Feedback around kubelet's /stats/summary

866 views
Skip to first unread message

s...@box.com

unread,
Mar 9, 2016, 4:17:08 PM3/9/16
to kubernetes-sig-node
Hello!

First of all, the new /stats/summary endpoint is AWESOME. It's a huge step up from the kubelet prometheus metrics we've been using and saved me probably a dozen hours of trying to interpret and parse the return values of the original /stats endpoint. It's generally really well-designed and has been enjoyable to work with.

I'm now writing a scraper that takes /stats/summary and converts it into OpenTSDB metrics for nodes and pods, I came up with some questions and feedback. I'm happy to make PR's for all of the below but I'd appreciate guidance on what makes sense to do versus what might just be my misunderstandings.

1. I like to use LoadAverage a lot when determining the health of a system, so I was hoping to add LoadAverage to CPUStats - basically stats.CPUStats.LoadAverage would be set from cadvisorapiv2.ContainerStats.Cpu.LoadAverage. Any reason not to?

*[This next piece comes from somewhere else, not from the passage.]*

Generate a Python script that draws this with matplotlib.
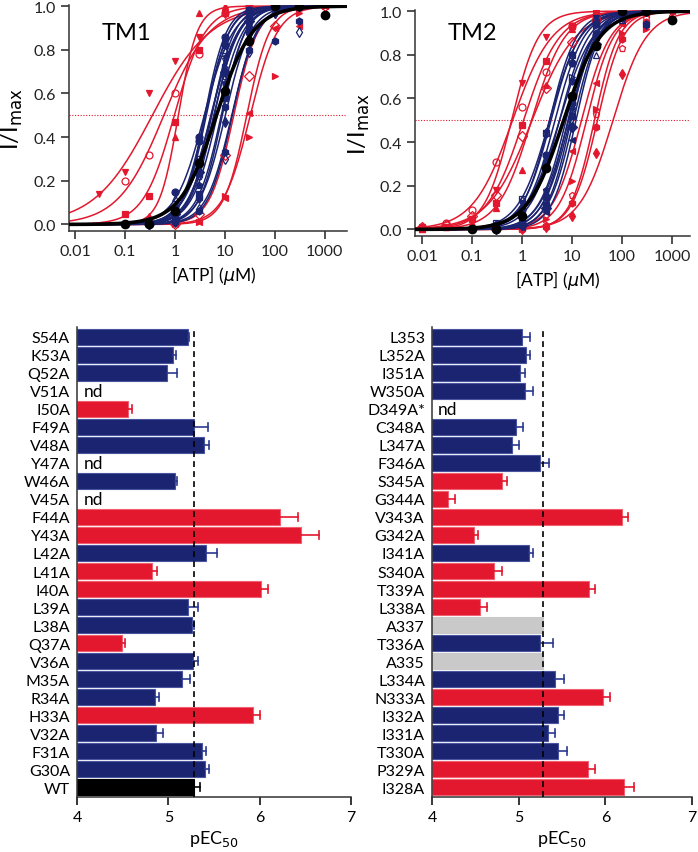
import numpy as np
import matplotlib.pyplot as plt
from matplotlib.ticker import NullLocator

plt.rcParams['font.family'] = ['Lato', 'DejaVu Sans']
plt.rcParams['mathtext.fontset'] = 'dejavusans'

## pEC50 bar data (nan = not determined)
tm1_names = ['S54A', 'K53A', 'Q52A', 'V51A', 'I50A', 'F49A', 'V48A', 'Y47A', 'W46A',
             'V45A', 'F44A', 'Y43A', 'L42A', 'L41A', 'I40A', 'L39A', 'L38A', 'Q37A',
             'V36A', 'M35A', 'R34A', 'H33A', 'V32A', 'F31A', 'G30A', 'WT']
tm1_pec50 = [5.21, 5.05, 4.99, np.nan, 4.56, 5.28, 5.39, np.nan, 5.07,
             np.nan, 6.22, 6.45, 5.41, 4.82, 6.01, 5.22, 5.26, 4.49,
             5.27, 5.15, 4.85, 5.93, 4.86, 5.37, 5.40, 5.28]
tm1_err = [0.02, 0.03, 0.11, np.nan, 0.04, 0.15, 0.06, np.nan, 0.02,
           np.nan, 0.20, 0.20, 0.12, 0.06, 0.08, 0.10, 0.02, 0.04,
           0.06, 0.09, 0.05, 0.07, 0.08, 0.04, 0.05, 0.07]
tm1_group = ['n', 'n', 'n', 'nd', 'r', 'n', 'n', 'nd', 'n',
             'nd', 'r', 'r', 'n', 'r', 'r', 'n', 'n', 'r',
             'n', 'n', 'n', 'r', 'n', 'n', 'n', 'wt']

tm2_names = ['L353', 'L352A', 'I351A', 'W350A', 'D349A*', 'C348A', 'L347A', 'F346A',
             'S345A', 'G344A', 'V343A', 'G342A', 'I341A', 'S340A', 'T339A', 'L338A',
             'A337', 'T336A', 'A335', 'L334A', 'N333A', 'I332A', 'I331A', 'T330A',
             'P329A', 'I328A']
tm2_pec50 = [5.04, 5.08, 5.02, 5.07, np.nan, 4.97, 4.92, 5.25,
             4.81, 4.18, 6.19, 4.49, 5.12, 4.71, 5.81, 4.55,
             5.28, 5.25, 5.28, 5.42, 5.97, 5.45, 5.34, 5.45,
             5.80, 6.21]
tm2_err = [0.09, 0.05, 0.05, 0.10, np.nan, 0.08, 0.08, 0.10,
           0.06, 0.08, 0.07, 0.04, 0.04, 0.10, 0.07, 0.08,
           np.nan, 0.15, np.nan, 0.10, 0.08, 0.07, 0.08, 0.11,
           0.08, 0.12]
tm2_group = ['n', 'n', 'n', 'n', 'nd', 'n', 'n', 'n',
             'r', 'r', 'r', 'r', 'n', 'r', 'r', 'r',
             'a', 'n', 'a', 'n', 'r', 'n', 'n', 'n',
             'r', 'r']

## Concentration-response data
conc_lo = [0.01, 0.03, 0.1, 0.3, 1, 3, 10, 30]
conc_mid = [0.3, 1, 3, 10, 30, 100, 300]
conc_hi = [1, 3, 10, 30, 100, 300, 1000]

wt_conc = [0.1, 0.3, 1, 3, 10, 30, 100, 300, 1000]
wt_resp = [0.0, 0.0, 0.06, 0.28, 0.61, 0.84, 1.0, 1.0, 0.96]
wt_ec50 = 6.8
wt_hill = 1.2

tm1_fit_names = ['S54A', 'K53A', 'Q52A', 'F49A', 'V48A', 'W46A', 'L42A', 'L39A', 'L38A',
                 'V36A', 'M35A', 'R34A', 'V32A', 'F31A', 'G30A',
                 'Y43A', 'F44A', 'I40A', 'H33A', 'L41A', 'I50A', 'Q37A']
tm1_fit_hill = [1.8, 1.9, 1.7, 1.6, 1.8, 1.8, 1.5, 1.7, 1.9,
                1.6, 1.7, 1.8, 1.7, 1.9, 2.0,
                0.75, 0.95, 1.4, 2.3, 1.8, 1.9, 1.6]
tm1_fit_conc = ['mid'] * 15 + ['lo', 'lo', 'lo', 'lo', 'hi', 'hi', 'hi']
tm1_fit_resp = [
    [0.0, 0.05, 0.22, 0.68, 0.95, 0.99, 1.0],
    [0.0, 0.02, 0.12, 0.54, 0.90, 0.99, 1.0],
    [0.0, 0.02, 0.12, 0.47, 0.87, 0.97, 1.0],
    [0.01, 0.07, 0.30, 0.75, 0.93, 1.0, 1.0],
    [0.0, 0.08, 0.38, 0.82, 0.97, 1.0, 1.0],
    [0.0, 0.02, 0.14, 0.58, 0.89, 0.99, 1.0],
    [0.02, 0.12, 0.40, 0.80, 0.95, 0.99, 1.0],
    [0.0, 0.05, 0.24, 0.70, 0.93, 0.99, 1.0],
    [0.0, 0.04, 0.23, 0.77, 0.96, 1.0, 1.0],
    [0.01, 0.06, 0.27, 0.72, 0.94, 0.99, 1.0],
    [0.0, 0.04, 0.18, 0.65, 0.92, 0.99, 1.0],
    [0.0, 0.01, 0.06, 0.33, 0.80, 0.84, 0.93],
    [0.0, 0.01, 0.07, 0.30, 0.79, 0.97, 0.88],
    [0.0, 0.06, 0.38, 0.83, 0.98, 1.0, 1.0],
    [0.0, 0.15, 0.40, 0.86, 0.98, 1.0, 1.0],
    [np.nan, 0.14, 0.24, 0.60, 0.75, 0.86, 0.96, 1.0],
    [np.nan, np.nan, 0.20, 0.32, 0.60, 0.78, 0.97, 1.0],
    [np.nan, np.nan, 0.05, 0.13, 0.47, 0.80, 0.97, 1.0],
    [np.nan, np.nan, 0.0, 0.04, 0.40, 0.97, 1.0, 1.0],
    [0.0, 0.05, 0.32, 0.68, 0.91, 1.0, 1.0],
    [0.0, 0.01, 0.12, 0.51, 0.90, 0.91, 1.0],
    [0.0, 0.01, 0.13, 0.40, 0.68, 0.97, 1.0],
]

tm2_fit_names = ['L353', 'L352A', 'I351A', 'W350A', 'C348A', 'L347A', 'F346A', 'I341A',
                 'T336A', 'L334A', 'I332A', 'I331A', 'T330A',
                 'I328A', 'V343A', 'N333A', 'T339A', 'P329A',
                 'S345A', 'S340A', 'L338A', 'G342A', 'G344A']
tm2_fit_hill = [1.6, 1.7, 1.8, 1.5, 1.7, 1.8, 1.5, 1.6,
                1.3, 1.5, 1.6, 1.5, 1.4,
                1.6, 1.1, 1.2, 1.3, 1.0,
                1.5, 1.6, 1.8, 1.7, 1.3]
tm2_fit_conc = ['mid'] * 13 + ['lo'] * 5 + ['hi'] * 5
tm2_fit_resp = [
    [0.0, 0.03, 0.14, 0.54, 0.87, 0.97, 0.93],
    [0.0, 0.03, 0.15, 0.58, 0.89, 0.99, 1.0],
    [0.0, 0.02, 0.11, 0.52, 0.88, 0.98, 1.0],
    [0.0, 0.04, 0.17, 0.57, 0.80, 0.96, 0.94],
    [0.0, 0.02, 0.10, 0.47, 0.85, 0.98, 1.0],
    [0.0, 0.01, 0.08, 0.41, 0.84, 0.98, 1.0],
    [0.01, 0.07, 0.28, 0.70, 0.93, 0.99, 1.0],
    [0.0, 0.04, 0.18, 0.61, 0.89, 0.98, 1.0],
    [0.02, 0.10, 0.31, 0.68, 0.90, 0.97, 0.94],
    [0.02, 0.13, 0.44, 0.80, 0.96, 1.0, 1.0],
    [0.02, 0.12, 0.44, 0.80, 0.97, 1.0, 1.0],
    [0.01, 0.09, 0.34, 0.76, 0.94, 0.99, 1.0],
    [0.03, 0.14, 0.44, 0.80, 0.95, 0.99, 1.0],
    [0.01, 0.01, 0.05, 0.18, 0.67, 0.88, 0.93, 1.0],
    [0.01, 0.03, 0.09, 0.31, 0.56, 0.72, 0.93, 0.97],
    [0.0, 0.01, 0.05, 0.12, 0.48, 0.77, 0.93, 0.99],
    [0.0, 0.01, 0.03, 0.10, 0.27, 0.66, 0.92, 0.98],
    [0.01, 0.02, 0.06, 0.16, 0.43, 0.65, 0.86, 0.96],
    [0.02, 0.08, 0.36, 0.67, 0.94, 0.99, 1.0],
    [0.0, 0.05, 0.22, 0.55, 0.90, 0.92, 0.97],
    [0.0, 0.02, 0.16, 0.53, 0.83, 0.97, 1.0],
    [0.0, 0.01, 0.12, 0.47, 0.87, 0.95, 0.96],
    [0.0, 0.01, 0.06, 0.35, 0.71, 0.93, 1.0],
]

## Styles
NAVY = '#1b2471'
RED = '#e3172d'
GREY = '#c9c9c9'
bar_colors = {'n': NAVY, 'r': RED, 'wt': 'black', 'a': GREY}
err_colors = {'n': '#2b3990', 'r': RED, 'wt': 'black'}
conc_sets = {'lo': conc_lo, 'mid': conc_mid, 'hi': conc_hi}
marker_cycle = ['v', 'o', 's', '^', 'D', '<', '>', 'p', 'h', 'd']

fig = plt.figure(figsize=(6.98, 8.53), dpi=100)

## Hill curves
def hill(c, ec50, n):
    return 1.0 / (1.0 + (ec50 / c) ** n)

xs = np.logspace(-2.3, 3.6, 400)

def curve_panel(ax, names, pec50, groups_list, fit_names, fit_hill, fit_conc, fit_resp,
                title, title_x, ylab_x):
    groups = dict(zip(names, groups_list))
    lookup = dict(zip(names, pec50))
    # red first, then blue, then WT on top
    order = [i for i in range(len(fit_names)) if groups[fit_names[i]] == 'r'] + \
            [i for i in range(len(fit_names)) if groups[fit_names[i]] == 'n']
    for k, i in enumerate(order):
        nm = fit_names[i]
        col = RED if groups[nm] == 'r' else NAVY
        ec50 = 10 ** (6 - lookup[nm])
        ax.plot(xs, hill(xs, ec50, fit_hill[i]), color=col, lw=1.1, zorder=2)
        mk = marker_cycle[k % len(marker_cycle)]
        face = col if k % 3 != 1 else 'none'
        ax.plot(conc_sets[fit_conc[i]], fit_resp[i], ls='none', marker=mk, ms=5,
                mfc=face, mec=col, mew=0.9, zorder=3)
    ax.plot(xs, hill(xs, wt_ec50, wt_hill), color='black', lw=2.6, zorder=4)
    ax.plot(wt_conc, wt_resp, 'o', color='black', ms=6, zorder=5)
    ax.axhline(0.5, color=RED, lw=0.8, ls=(0, (1, 1.5)), zorder=1)

    ax.set_xscale('log')
    ax.xaxis.set_minor_locator(NullLocator())
    ax.set_xticks([0.01, 0.1, 1, 10, 100, 1000])
    ax.set_xticklabels(['0.01', '0.1', '1', '10', '100', '1000'])
    ax.set_yticks([0.0, 0.2, 0.4, 0.6, 0.8, 1.0])
    ax.set_yticklabels(['0.0', '0.2', '0.4', '0.6', '0.8', '1.0'])
    ax.set_ylim(-0.03, 1.005)
    for s in ['top', 'right']:
        ax.spines[s].set_visible(False)
    for s in ['left', 'bottom']:
        ax.spines[s].set_linewidth(1.1)
        ax.spines[s].set_color('#333333')
    ax.tick_params(direction='out', length=6, width=1.1, labelsize=11.5, colors='#222222')
    ax.set_xlabel(r'[ATP] ($\mu$M)', fontsize=12.5)
    ax.xaxis.set_label_coords(0.52, -0.14)
    ax.set_ylabel(r'I/I$_{\rm max}$', fontsize=17)
    ax.yaxis.set_label_coords(ylab_x, 0.5)
    fig.text(title_x, 1 - 40 / 853, title, fontsize=17, va='baseline')


ax1 = fig.add_axes([69 / 698, 1 - 232 / 853, 278 / 698, 226 / 853])
curve_panel(ax1, tm1_names, tm1_pec50, tm1_group, tm1_fit_names, tm1_fit_hill,
            tm1_fit_conc, tm1_fit_resp, 'TM1', 102 / 698, -0.16)
ax1.set_xlim(0.0076, 2800)

ax2 = fig.add_axes([415 / 698, 1 - 237 / 853, 275 / 698, 226 / 853])
curve_panel(ax2, tm2_names, tm2_pec50, tm2_group, tm2_fit_names, tm2_fit_hill,
            tm2_fit_conc, tm2_fit_resp, 'TM2', 448 / 698, -0.155)
ax2.set_xlim(0.0072, 2300)


## pEC50 bar charts
def bar_panel(ax, names, vals, errs, groups):
    n = len(names)
    ys = np.arange(n)[::-1]
    for y, v, e, g in zip(ys, vals, errs, groups):
        if g == 'nd':
            ax.text(4.07, y, 'nd', fontsize=12.5, va='center', ha='left')
            continue
        col = bar_colors[g]
        edge = '#4a55a0' if g == 'n' else ('#f06070' if g == 'r' else col)
        ax.barh(y, v - 4, left=4, height=0.88, color=col, edgecolor=edge, lw=0.8, zorder=2)
        if not np.isnan(e):
            ec = err_colors[g]
            ax.plot([v, v + e], [y, y], color=ec, lw=1.2, zorder=3)
            ax.plot([v + e, v + e], [y - 0.2, y + 0.2], color=ec, lw=1.2, zorder=3)
    ax.axvline(tm1_pec50[-1], color='black', lw=1.2, ls=(0, (3.5, 2.5)), zorder=4)
    ax.set_yticks(ys)
    ax.set_yticklabels(names)
    ax.set_ylim(-0.55, n - 0.45)
    ax.set_xlim(4, 7)
    ax.set_xticks([4, 5, 6, 7])
    for s in ['top', 'right']:
        ax.spines[s].set_visible(False)
    for s in ['left', 'bottom']:
        ax.spines[s].set_linewidth(1.1)
        ax.spines[s].set_color('#333333')
    ax.tick_params(axis='y', length=0, pad=5, labelsize=11.5)
    ax.tick_params(axis='x', direction='out', length=6, width=1.1, labelsize=11.5)
    ax.set_xlabel(r'pEC$_{50}$', fontsize=13)
    ax.xaxis.set_label_coords(0.5, -0.065)


ax3 = fig.add_axes([77 / 698, 1 - 798 / 853, 274 / 698, 470 / 853])
bar_panel(ax3, tm1_names, tm1_pec50, tm1_err, tm1_group)

ax4 = fig.add_axes([432 / 698, 1 - 798 / 853, 260 / 698, 470 / 853])
bar_panel(ax4, tm2_names, tm2_pec50, tm2_err, tm2_group)

fig.savefig('out.png', dpi=100)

2. MemoryStats currently only contains UsageBytes and WorkingSetBytes but not RSS. I guess the questions I most care about is:
* Which one is the generous number that includes linux buffer cache/swap/etc.?
* Which one is the number where if it goes over the memory limit the container gets oomkilled? Or actually, if a container is given a hard memory limit and then goes over, does it get oomkilled or does it start swapping?
Basically I'd love more context on how UsageBytes and WorkingSetBytes are practically used.

3. I found the naming of UsageNanoCores and UsageCoreNanoSeconds very difficult to understand. Reading the descriptions of each, would we consider a rename to AverageCPUNanoSeconds and TotalCPUNanoSeconds respectively? 

4. UsageNanoCores has the comment "Total CPU usage (sum of all cores) averaged over the sample window." What is the sample window?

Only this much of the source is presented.